Of Slugs and Permalinks and PHP Redux
Around three years ago I posted a simple slugification function that used iconv() to coerce a string into URL-friendly ASCII. It had a couple of drawbacks in that it dropped characters rather than transliterating them (oops) and it fell flat on its face if iconv() wasn’t available.
Thus, I present here an improved version.
/**
Clean up a string and make it suitable for inclusion in a url.
@param $str The (UTF-8) string to be slugified
@return a string containing a sanitized, url-safe version of $str
*/
function slugify ($str)
{
if (function_exists('iconv')) {
$old_level = error_reporting(0);
$old_locale = set_locale(LC_ALL, '0');
setlocale(LC_ALL, 'en_US.UTF-8');
$slug = iconv('UTF-8', 'UTF-8//IGNORE', $str);
$slug = iconv('UTF-8', 'ASCII//TRANSLIT//IGNORE', $slug);
set_locale(LC_ALL, $old_locale);
error_reporting($old_level);
} else {
$slug = preg_replace('/\s+/', ' ', $str);
$slug = preg_replace("/[^a-z0-9 ]/i", "", $slug);
}
$slug = preg_replace('/\W+/', ' ', $slug);
$slug = trim($slug);
$slug = strtolower($slug);
$slug = preg_replace('/\ +/', '-', $slug);
return $slug;
}
The basic mechanism is to take a string, remove non-ASCII characters, strip punctuation, collapse whitespace and replace it with hyphens. Which will (ideally) turn “I lìke: Icé Crëam!” into “i-like-ice-cream”.
The non-iconv() path doesn’t quite live up to that goal. It collapses white space and then strip anything that isn’t an alphanumeric ASCII character or ASCII space. This means it turns the previous example into “I lke Ic Cram”. I’m not too worried about that as it’s intended solely as a fallback. I added it because had a development machine without iconv() and a server with it, and didn’t want to waste time installing it on the development machine at that moment.
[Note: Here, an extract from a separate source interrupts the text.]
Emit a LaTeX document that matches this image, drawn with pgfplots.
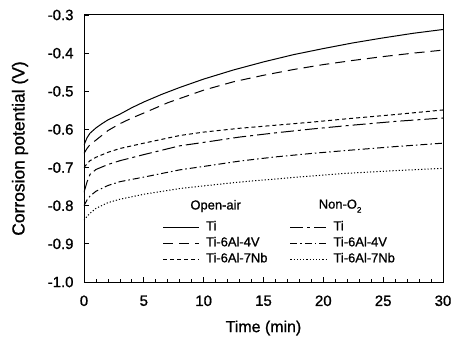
\documentclass[border=0pt]{standalone}
\usepackage{fontspec}
\setmainfont{Liberation Sans}[FakeBold=1]
\usepackage{pgfplots}
\pgfplotsset{compat=1.18}
\begin{document}
\begin{tikzpicture}
\begin{axis}[
  scale only axis, width=359bp, height=267bp,
  xmin=0, xmax=30, ymin=-1.0, ymax=-0.3,
  xtick={0,5,...,30}, minor x tick num=4,
  ytick={-1.0,-0.9,-0.8,-0.7,-0.6,-0.5,-0.4,-0.3},
  tick align=inside, xtick pos=left, ytick pos=left,
  major tick length=5bp, minor tick length=3bp,
  tick style={line width=0.8pt, black},
  axis line style={line width=1pt},
  /pgf/number format/assume math mode=true,
  ticklabel style={font=\fontsize{15}{15}\selectfont},
  yticklabel style={xshift=-7bp, /pgf/number format/fixed, /pgf/number format/fixed zerofill, /pgf/number format/precision=1},
  xticklabel style={yshift=-10bp},
  xlabel={Time (min)}, ylabel={Corrosion potential (V)},
  label style={font=\fontsize{16}{16}\selectfont},
  xlabel style={at={(axis description cs:0.5,-0.1723)}, anchor=center},
  ylabel style={at={(axis description cs:-0.1783,0.5)}, anchor=center, font=\fontsize{17.5}{17.5}\selectfont},
  legend columns=2,
  legend cell align=left,
  legend image code/.code={\draw[#1] (0bp,0bp) -- (36bp,0bp);},
  legend style={draw=none, fill=none, at={(axis description cs:0.21,0.243)}, anchor=north west,
    font=\fontsize{13}{13}\selectfont,
    nodes={inner sep=1.5bp, text height=9.5bp, text depth=3bp},
    row sep=0.5bp,
    /tikz/every odd column/.append style={column sep=5bp},
    /tikz/every even column/.append style={column sep=21bp}},
  every axis plot/.append style={line width=1bp, black},
]
% Open-air Ti (solid)
\addplot[solid] coordinates {(0,-0.641)(0.25,-0.622)(0.5,-0.610)(1,-0.596)(1.5,-0.585)(2,-0.575)(3,-0.560)(4,-0.543)(5,-0.528)(6.5,-0.508)(8,-0.490)(10,-0.468)(12.5,-0.444)(15,-0.423)(17.5,-0.404)(20,-0.388)(22.5,-0.373)(25,-0.360)(27.5,-0.348)(30,-0.338)};
\addlegendentry{Ti}
% Non-O2 Ti (long dash - short dash)
\addplot[dash pattern=on 13bp off 4bp on 3bp off 4bp] coordinates {(0,-0.765)(0.25,-0.738)(0.5,-0.718)(1,-0.705)(2,-0.692)(3,-0.682)(5,-0.666)(8,-0.643)(10,-0.634)(13,-0.620)(16,-0.609)(19,-0.599)(22,-0.590)(26,-0.579)(30,-0.570)};
\addlegendentry{Ti}
% Open-air Ti-6Al-4V (dashed)
\addplot[dash pattern=on 10bp off 6bp] coordinates {(0,-0.663)(0.25,-0.650)(0.5,-0.640)(1,-0.628)(2,-0.603)(3,-0.585)(4,-0.570)(5,-0.557)(7,-0.530)(10,-0.497)(12.5,-0.475)(15,-0.458)(17.5,-0.443)(20,-0.430)(22.5,-0.419)(25,-0.409)(27.5,-0.400)(30,-0.392)};
\addlegendentry{Ti-6Al-4V}
% Non-O2 Ti-6Al-4V (dash dot)
\addplot[dash pattern=on 7bp off 3bp on 1.5bp off 3bp] coordinates {(0,-0.800)(0.25,-0.785)(0.5,-0.775)(1,-0.762)(2,-0.747)(3,-0.737)(5,-0.725)(8,-0.706)(10,-0.697)(13,-0.683)(16,-0.672)(19,-0.663)(22,-0.655)(26,-0.645)(30,-0.636)};
\addlegendentry{Ti-6Al-4V}
% Open-air Ti-6Al-7Nb (short dash)
\addplot[dash pattern=on 4bp off 3bp] coordinates {(0,-0.700)(0.25,-0.690)(0.5,-0.682)(1,-0.673)(2,-0.660)(3,-0.650)(5,-0.636)(8,-0.616)(10,-0.607)(13,-0.597)(16,-0.589)(19,-0.581)(22,-0.572)(26,-0.561)(30,-0.549)};
\addlegendentry{Ti-6Al-7Nb}
% Non-O2 Ti-6Al-7Nb (dotted)
\addplot[dash pattern=on 1.2bp off 2bp] coordinates {(0,-0.838)(0.25,-0.828)(0.5,-0.820)(1,-0.807)(2,-0.792)(3,-0.783)(5,-0.770)(8,-0.755)(10,-0.748)(13,-0.738)(16,-0.730)(19,-0.722)(22,-0.715)(26,-0.708)(30,-0.702)};
\addlegendentry{Ti-6Al-7Nb}
\node[font=\fontsize{13}{13}\selectfont] at (axis cs:11.0,-0.801) {Open-air};
\node[font=\fontsize{13}{13}\selectfont] at (axis cs:21.4,-0.801) {Non-O\raisebox{-4bp}{\fontsize{8}{8}\selectfont 2}};
\end{axis}
\pgfresetboundingbox
\path[use as bounding box] (-84bp,-65bp) rectangle (378bp,282bp);
\end{tikzpicture}
\end{document}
The iconv() path is much nicer, and I’ll take it step by step. First error reporting is disabled because iconv() loves to spew errors even when everything is operating as expected. The old reporting level is recorded so that it can be restored once iconv() is done spewing errors. Next the current locale is set to a UTF-8 value. The function assumes its input is UTF-8 and this ensures iconv()’s transliteration works properly. As with the error level, the current locale is recorded for later restoration.
Now comes the heart of the function, in which the input string is first stripped of invalid UTF-8 byte sequences (just in case $str is composed of random gibberish), then bounced down from UTF-8 to ASCII. It’s the second iconv() call, with the ‘TRANSLIT’ command, that makes up the real magic, transliterating accented character into non-accented versions. That is, it turns “ß” into “ss” and “é” into “e”. Unfortunately it doesn’t do much for non-European scripts, merely converting the characters into question marks. At this point the example has been transformed into “I like: Ice Cream!”.
After the string has been converted, the error reporting level and locale are restored.
The remainder of the function is the same for both paths from this point. All runs of non-word characters (i.e., whitespace, control characters, punctuation) are replaced with spaces (I like Ice Cream ). Then leading and trailing whitespace is stripped (I like Ice Cream), and the string is lowercased (i like ice cream). Finally, the remaining runs of whitespace are replaced by hyphens (i-like-ice-cream or i-lke-ic-cram for the non-iconv() path) and the string is returned to the caller.
My original function was adapted from an early version of Rick Olsen’s permalink_fu.rb but there has been significant divergence since.